(Records with drawing code)
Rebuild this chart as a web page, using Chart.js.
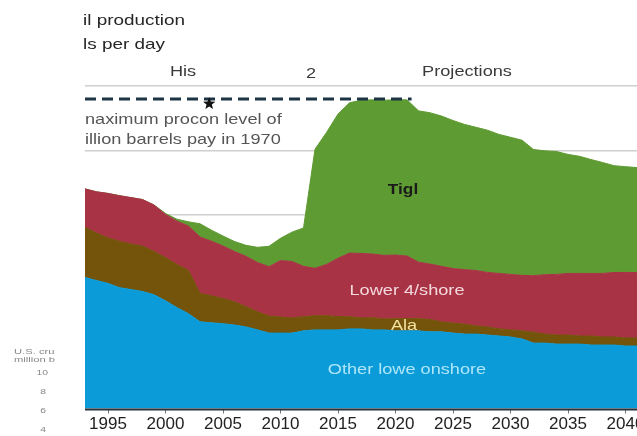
<!DOCTYPE html>
<html><head><meta charset="utf-8">
<script src="https://cdn.jsdelivr.net/npm/chart.js@4.4.0/dist/chart.umd.min.js"></script>
<style>html,body{margin:0;padding:0;background:#fff;}#wrap{width:637px;height:436px;}</style>
</head><body><div id="wrap"><canvas id="c" width="637" height="436"></canvas></div>
<script>
const years = [1993,1994,1995,1996,1997,1998,1999,2000,2001,2002,2003,2004,2005,2006,2007,2008,2009,2010,2011,2012,2013,2014,2015,2016,2017,2018,2019,2020,2021,2022,2023,2024,2025,2026,2027,2028,2029,2030,2031,2032,2033,2034,2035,2036,2037,2038,2039,2040,2041];
const otherOnshore = [4.06,3.97,3.88,3.75,3.69,3.63,3.53,3.34,3.13,2.94, 2.69,2.66,2.63,2.59,2.53,2.44,2.34,2.34,2.34,2.41, 2.44,2.44,2.44,2.47,2.47,2.44,2.44,2.41,2.41,2.41, 2.38,2.38,2.34,2.31,2.31,2.28,2.25,2.22,2.16,2.03, 2.03,2.00,2.00,2.00,1.97,1.97,1.97,1.94,1.94];
const alaska = [1.56,1.47,1.41,1.44,1.41,1.41,1.34,1.34,1.34,1.34, 0.88,0.84,0.78,0.72,0.63,0.56,0.53,0.50,0.47,0.44, 0.44,0.44,0.41,0.38,0.34,0.38,0.34,0.38,0.38,0.38, 0.38,0.31,0.31,0.31,0.25,0.25,0.22,0.22,0.25,0.34, 0.28,0.28,0.28,0.25,0.28,0.25,0.25,0.25,0.25];
const offshore = [1.19,1.28,1.38,1.41,1.44,1.44,1.44,1.34,1.34,1.38, 1.75,1.69,1.63,1.56,1.56,1.53,1.53,1.75,1.75,1.56, 1.47,1.59,1.81,1.97,2.00,1.97,1.97,1.97,1.94,1.75, 1.72,1.72,1.69,1.69,1.72,1.69,1.72,1.72,1.72,1.75, 1.84,1.88,1.91,1.94,1.94,1.97,2.00,2.03,2.03];
const tightOil = [0,0,0,0,0,0,0,0.03,0.06,0.13, 0.41,0.34,0.31,0.31,0.34,0.47,0.63,0.69,0.91,1.19, 3.69,4.09,4.47,4.66,4.75,4.78,4.81,4.81,4.84,4.69, 4.69,4.66,4.59,4.50,4.44,4.41,4.31,4.25,4.19,3.91, 3.84,3.81,3.69,3.63,3.53,3.44,3.31,3.28,3.25];
const xTickYears = [1995,2000,2005,2010,2015,2020,2025,2030,2035,2040];
const yTickValues = [0,2,4,6,8,10];
const maxLevel = 9.6;
const maxLevelSpan = [1993, 2021.4];
const starPoint = {x: 2003.8, y: 9.45};

const seriesNames = ['Other lower 48 onshore','Alaska','Lower 48 offshore','Tight oil'];
const seriesValues = [otherOnshore, alaska, offshore, tightOil];
const seriesColors = ['#0b9bd9','#73540a','#a83345','#5f9b33'];

const FONT = '"Liberation Sans", Arial, sans-serif';

const datasets = seriesValues.map((vals, k) => ({
  label: seriesNames[k],
  data: years.map((yr, i) => ({x: yr, y: vals[i]})),
  backgroundColor: seriesColors[k],
  borderColor: seriesColors[k],
  borderWidth: 1,
  pointRadius: 0,
  tension: 0,
  fill: k === 0 ? 'origin' : '-1',
  stack: 'prod',
  order: 1
}));
datasets.push({
  label: 'max 1970',
  data: maxLevelSpan.map(x => ({x: x, y: maxLevel})),
  borderColor: '#1c3444',
  borderWidth: 3,
  borderDash: [11, 6],
  pointRadius: 0,
  fill: false,
  stack: 'ref',
  order: 0
});

function wideText(ctx, text, x, y, align, sx) {
  ctx.save();
  ctx.translate(x, y);
  ctx.scale(sx, 1);
  ctx.textAlign = align;
  ctx.fillText(text, 0, 0);
  ctx.restore();
}

const textPlugin = {
  id: 'texts',
  afterDraw(chart) {
    const ctx = chart.ctx;
    const xs = chart.scales.x, ys = chart.scales.y;
    const ca = chart.chartArea;
    const S = 1.21;
    ctx.save();
    // axis baseline
    ctx.strokeStyle = '#24343e';
    ctx.lineWidth = 2;
    ctx.beginPath();
    ctx.moveTo(ca.left, ca.bottom + 1);
    ctx.lineTo(ca.right, ca.bottom + 1);
    ctx.stroke();
    ctx.textBaseline = 'middle';
    // header
    ctx.fillStyle = '#262626';
    ctx.font = '15px ' + FONT;
    wideText(ctx, 'il production', 83, 21, 'left', 1.26);
    wideText(ctx, 'ls per day', 83, 45, 'left', 1.26);
    ctx.fillStyle = '#3a3a3a';
    wideText(ctx, 'His', 183, 72, 'center', S);
    wideText(ctx, '2', 311, 74, 'center', S);
    wideText(ctx, 'Projections', 467, 72, 'center', S);
    // annotation
    ctx.fillStyle = '#555';
    wideText(ctx, 'naximum procon level of', 85, 120, 'left', S);
    wideText(ctx, 'illion barrels pay in 1970', 85, 140, 'left', S);
    // star
    const sx = xs.getPixelForValue(starPoint.x), sy = ys.getPixelForValue(starPoint.y);
    ctx.fillStyle = '#111';
    ctx.beginPath();
    for (let i = 0; i < 10; i++) {
      const r = i % 2 === 0 ? 6.5 : 2.8;
      const a = -Math.PI / 2 + i * Math.PI / 5;
      const px = sx + r * Math.cos(a), py = sy + r * Math.sin(a);
      if (i === 0) ctx.moveTo(px, py); else ctx.lineTo(px, py);
    }
    ctx.closePath();
    ctx.fill();
    // area labels
    ctx.font = 'bold 15px ' + FONT;
    ctx.fillStyle = '#1a1a1a';
    wideText(ctx, 'Tigl', 403, 190, 'center', 1.15);
    ctx.font = '15px ' + FONT;
    ctx.fillStyle = '#f3d9dd';
    wideText(ctx, 'Lower 4/shore', 407, 291, 'center', S);
    ctx.fillStyle = '#f4e2a0';
    wideText(ctx, 'Ala', 404, 326, 'center', S);
    ctx.fillStyle = '#aee6f8';
    wideText(ctx, 'Other lowe onshore', 407, 370, 'center', S);
    // small inset text at lower left
    ctx.fillStyle = '#888';
    ctx.font = '8px ' + FONT;
    wideText(ctx, 'U.S. cru', 14, 352, 'left', 1.4);
    wideText(ctx, 'million b', 14, 360, 'left', 1.4);
    wideText(ctx, '10', 48, 373, 'right', 1.3);
    wideText(ctx, '8', 46, 392, 'right', 1.3);
    wideText(ctx, '6', 46, 411, 'right', 1.3);
    wideText(ctx, '4', 46, 430, 'right', 1.3);
    ctx.restore();
  }
};

new Chart(document.getElementById('c'), {
  type: 'line',
  data: { datasets },
  options: {
    responsive: false,
    animation: false,
    devicePixelRatio: 1,
    layout: { autoPadding: false, padding: { left: 85, top: 86, right: 0, bottom: 0 } },
    plugins: { legend: { display: false }, tooltip: { enabled: false }, title: { display: false } },
    scales: {
      x: {
        type: 'linear', min: 1993, max: 2041,
        afterBuildTicks: s => { s.ticks = xTickYears.map(v => ({ value: v })); },
        afterFit: s => { s.paddingLeft = 0; s.paddingRight = 0; },
        grid: { drawOnChartArea: false, drawTicks: true, tickLength: 5, color: '#777', lineWidth: 1 },
        border: { display: false },
        ticks: { font: { family: FONT, size: 17 }, color: '#222', padding: 1, maxRotation: 0, autoSkip: false, callback: v => String(v) }
      },
      y: {
        stacked: true, min: 0, max: 10,
        afterBuildTicks: s => { s.ticks = yTickValues.map(v => ({ value: v })); },
        afterFit: s => { s.width = 0; s.paddingTop = 0; s.paddingBottom = 0; },
        grid: { color: '#cfcfcf', lineWidth: 1.5, drawTicks: false },
        border: { display: false },
        ticks: { display: false }
      }
    }
  },
  plugins: [textPlugin]
});
</script>
</body></html>
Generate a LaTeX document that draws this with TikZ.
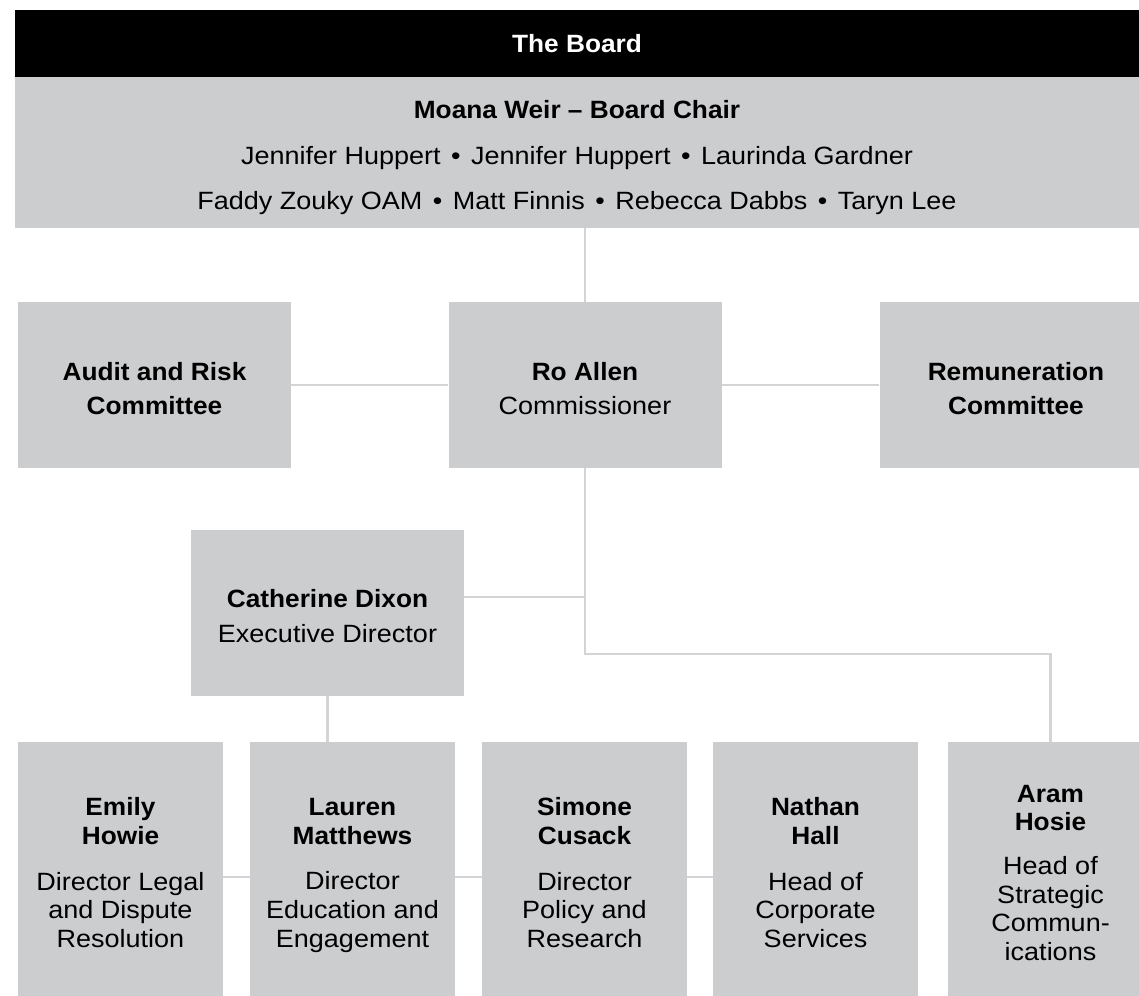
\documentclass[tikz,border=0pt]{standalone}
\usepackage{fontspec}
\setmainfont[FakeStretch=1.08, BoldFeatures={FakeStretch=1.05}]{Liberation Sans}
\usetikzlibrary{calc}
\definecolor{boxgrey}{RGB}{204,205,207}
\definecolor{linegrey}{RGB}{212,212,214}
\newcommand{\sepdot}{\hspace{0.42em}•\hspace{0.42em}}
% invisible strut that raises the first line of a block
\newcommand{\padtop}[1]{\rule{0pt}{#1}}
\begin{document}
\begin{tikzpicture}[x=1pt,y=-1pt,
  box/.style={fill=boxgrey, inner sep=0pt, align=center, text=black,
    font=\fontsize{25}{34}\selectfont},
  wide/.style={box, minimum width=273pt, minimum height=166pt},
  tall/.style={box, minimum width=205pt, minimum height=270pt,
    font=\fontsize{25}{28.7}\selectfont},
  link/.style={draw=linegrey, line width=2.5pt}]
\useasboundingbox (0,0) rectangle (1139,995);
\clip (0,0) rectangle (1139,995);

% Board header and members
\node[fill=black, text=white, minimum width=1124pt, minimum height=67pt,
  inner sep=0pt, font=\fontsize{25}{30}\selectfont\bfseries]
  (boardhead) at (577,44) {The Board};
\node[box, minimum width=1124pt, minimum height=151pt] (board) at (577,152.5) {};
\node[align=center, inner sep=0pt, font=\fontsize{25}{45.5}\selectfont]
  (members) at (577,158)
  {\textbf{Moana Weir – Board Chair}\\
   Jennifer Huppert\sepdot Jennifer Huppert\sepdot Laurinda Gardner\\
   Faddy Zouky OAM\sepdot Matt Finnis\sepdot Rebecca Dabbs\sepdot Taryn Lee};

% Commissioner and committees
\node[wide] (audit) at (154.5,385)
  {\padtop{25pt}\textbf{Audit and Risk}\\\textbf{Committee}};
\node[wide] (ro) at (585,385)
  {\padtop{25pt}\textbf{Ro Allen}\\Commissioner};
\node[wide] (remun) at (1016,385)
  {\padtop{25pt}\textbf{Remuneration}\\\textbf{Committee}};

% Executive director
\node[wide, font=\fontsize{25}{35}\selectfont] (cath) at (327.5,613)
  {\padtop{24.5pt}\textbf{Catherine Dixon}\\Executive Director};

% Directors and heads
\node[tall] (emily) at (120.5,877)
  {\textbf{Emily}\\\textbf{Howie}\\[17pt]Director Legal\\and Dispute\\Resolution\strut};
\node[tall] (lauren) at (352.5,877)
  {\textbf{Lauren}\\\textbf{Matthews}\\[17pt]Director\\Education and\\Engagement\strut};
\node[tall] (simone) at (584.5,877)
  {\textbf{Simone}\\\textbf{Cusack}\\[17pt]Director\\Policy and\\Research\strut};
\node[tall] (nathan) at (815.5,877)
  {\textbf{Nathan}\\\textbf{Hall}\\[17pt]Head of\\Corporate\\Services\strut};
\node[tall] (aram) at (1050.5,877)
  {\textbf{Aram}\\\textbf{Hosie}\\[15pt]Head of\\Strategic\\Commun-\\ications\strut};

% Connectors
\coordinate (bend) at (585,654);
\coordinate (cathjoin) at ([yshift=16pt]cath.east);
\draw[link] (ro.north |- board.south) -- (ro.north);
\draw[link] (audit.east) -- (ro.west);
\draw[link] (ro.east) -- (remun.west);
\draw[link] (ro.south) -- (bend) -| (aram.north);
\draw[link] (cathjoin) -- (cathjoin -| ro.south);
\draw[link] (cath.south) -- (cath.south |- lauren.north);
\draw[link] (emily.east) -- (lauren.west);
\draw[link] (lauren.east) -- (simone.west);
\draw[link] (simone.east) -- (nathan.west);
\end{tikzpicture}
\end{document}
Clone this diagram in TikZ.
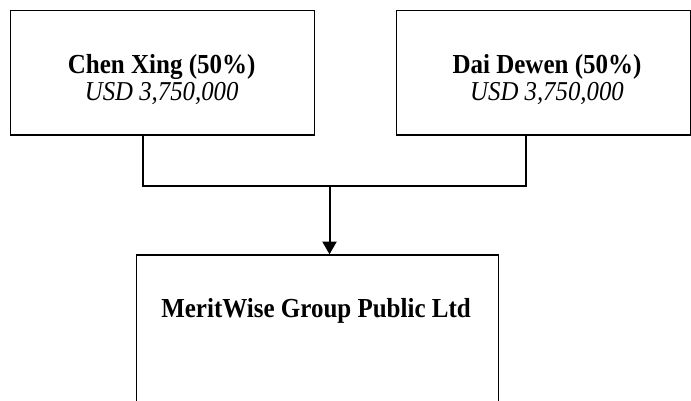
\documentclass[tikz,border=0pt]{standalone}
\usepackage{fontspec}
\setmainfont{Liberation Serif}
\usetikzlibrary{arrows.meta}
\newcommand\vstr[1]{\scalebox{1}[1.1]{#1}}
\tikzset{
  box/.style={draw=black, line width=1pt, fill=white, inner sep=0pt, anchor=north west},
  conn/.style={draw=black, line width=1.5pt},
  namet/.style={anchor=base, inner sep=0pt, font=\fontsize{18.75}{20}\selectfont\bfseries},
  amtt/.style={anchor=base, inner sep=0pt, font=\fontsize{18.6}{20}\selectfont\itshape},
}
\begin{document}
\begin{tikzpicture}[x=0.75pt, y=-0.75pt]
\useasboundingbox (0,0) rectangle (691,400);
\clip (0,0) rectangle (691,400);
\fill[white] (0,0) rectangle (691,400);
% boxes
\node[box, minimum width=228pt, minimum height=93.2pt] (b1) at (9.5,10) {};
\node[box, minimum width=220.5pt, minimum height=93.2pt] (b2) at (396,10) {};
\node[box, minimum width=271.5pt, minimum height=127.5pt] (b3) at (136,254.3) {};
% texts
\node[namet] (t1a) at (161.7,73) {\vstr{Chen Xing (50\%)}};
\node[amtt] (t1b) at (161.7,100) {\vstr{USD 3,750,000}};
\node[namet] (t2a) at (547,73) {\vstr{Dai Dewen (50\%)}};
\node[amtt] (t2b) at (547,100) {\vstr{USD 3,750,000}};
\node[namet] (t3) at (316,317.3) {\vstr{MeritWise Group Public Ltd}};
% connectors
\coordinate (j1) at (143.3,185.7);
\coordinate (j2) at (526,185.7);
\coordinate (jm) at (329.5,185.7);
\draw[conn, line join=miter] (b1.south -| j1) -- (j1) -- (j2) -- (b2.south -| j2);
\draw[conn, -{Triangle[width=10.5pt,length=9.5pt]}] (jm) -- (b3.north -| jm);
\end{tikzpicture}
\end{document}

▸ YOUR TASK
Restate word for word, please, the line containing "Clone this diagram in TikZ." and all lines after it through the end of the material; the pictures do not belong in the copy.

▸ WRITTEN RESPONSE
Clone this diagram in TikZ.
\documentclass[tikz,border=0pt]{standalone}
\usepackage{fontspec}
\setmainfont{Liberation Serif}
\usetikzlibrary{arrows.meta}
\newcommand\vstr[1]{\scalebox{1}[1.1]{#1}}
\tikzset{
  box/.style={draw=black, line width=1pt, fill=white, inner sep=0pt, anchor=north west},
  conn/.style={draw=black, line width=1.5pt},
  namet/.style={anchor=base, inner sep=0pt, font=\fontsize{18.75}{20}\selectfont\bfseries},
  amtt/.style={anchor=base, inner sep=0pt, font=\fontsize{18.6}{20}\selectfont\itshape},
}
\begin{document}
\begin{tikzpicture}[x=0.75pt, y=-0.75pt]
\useasboundingbox (0,0) rectangle (691,400);
\clip (0,0) rectangle (691,400);
\fill[white] (0,0) rectangle (691,400);
% boxes
\node[box, minimum width=228pt, minimum height=93.2pt] (b1) at (9.5,10) {};
\node[box, minimum width=220.5pt, minimum height=93.2pt] (b2) at (396,10) {};
\node[box, minimum width=271.5pt, minimum height=127.5pt] (b3) at (136,254.3) {};
% texts
\node[namet] (t1a) at (161.7,73) {\vstr{Chen Xing (50\%)}};
\node[amtt] (t1b) at (161.7,100) {\vstr{USD 3,750,000}};
\node[namet] (t2a) at (547,73) {\vstr{Dai Dewen (50\%)}};
\node[amtt] (t2b) at (547,100) {\vstr{USD 3,750,000}};
\node[namet] (t3) at (316,317.3) {\vstr{MeritWise Group Public Ltd}};
% connectors
\coordinate (j1) at (143.3,185.7);
\coordinate (j2) at (526,185.7);
\coordinate (jm) at (329.5,185.7);
\draw[conn, line join=miter] (b1.south -| j1) -- (j1) -- (j2) -- (b2.south -| j2);
\draw[conn, -{Triangle[width=10.5pt,length=9.5pt]}] (jm) -- (b3.north -| jm);
\end{tikzpicture}
\end{document}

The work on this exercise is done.